A Anapar segue sua rota na defesa intransigente da participação dos trabalhadores na governança dos fundos de pensão e conclama as demais entidades que representam participantes e assistidos de planos de previdência complementar a assumir essa bandeira de lutas contra este e outros ataques, bem como contra o desmonte do sistema patrocinado pelo governo.
Fonte: Rede Brasil Atual / Claudia Ricardoni (23/05/2021)
Nota da Redação: As Leis Complementares 108 (fundos de pensão com patrocínio predominante estatal) e 109 (fundos de pensão com patrocínio predominante de empresas privadas, como a Fundação Sistel) de 2001 estabelecem que, no caso da primeira, os conselhos deliberativo e fiscal devem ter paridade de representação entre participantes e patrocinadoras e, em caso de empate na votação de qualquer decisão, existe o voto de qualidade atribuído ao presidente do respectivo conselho.

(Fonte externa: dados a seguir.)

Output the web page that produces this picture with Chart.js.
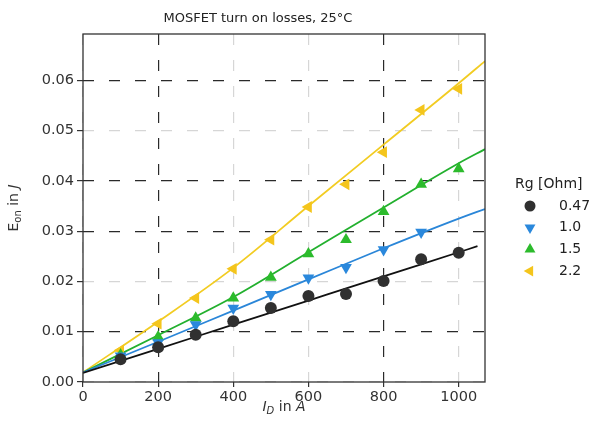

Já no caso da LC 109 e dos fundos de pensão como a Sistel, essa Lei determina que a representação dos participantes nos respectivos conselhos deve ser de no mínimo 1/3, porem vários fundos de pensão de empresas privadas já adotaram a paridade nesta representação.
No caso da Fundação Sistel a representação dos participantes nos 2 conselhos se mantem até hoje no mínimo exigido pela Lei, de 1/3, pois as duas maiores empresas patrocinadoras (Oi e Telefonica) não abrem mão de serem as mandatárias em todos planos da Sistel, mesmo sabendo que não contribuem com qualquer plano desde 2001. Uma verdadeira aberração com a conivência da Previc.
O acordo entre participantes e patrocinadoras entorno da ação judicial da Cisão do antigo plano PBS, ocorrida em 1999, ação esta já ganha pelos participantes representados pela Fenapas em 2a. instância na Justiça do RJ, deveria considerar a formação da paridade de representação nos dois conselhos da Sistel. Vamos aguardar!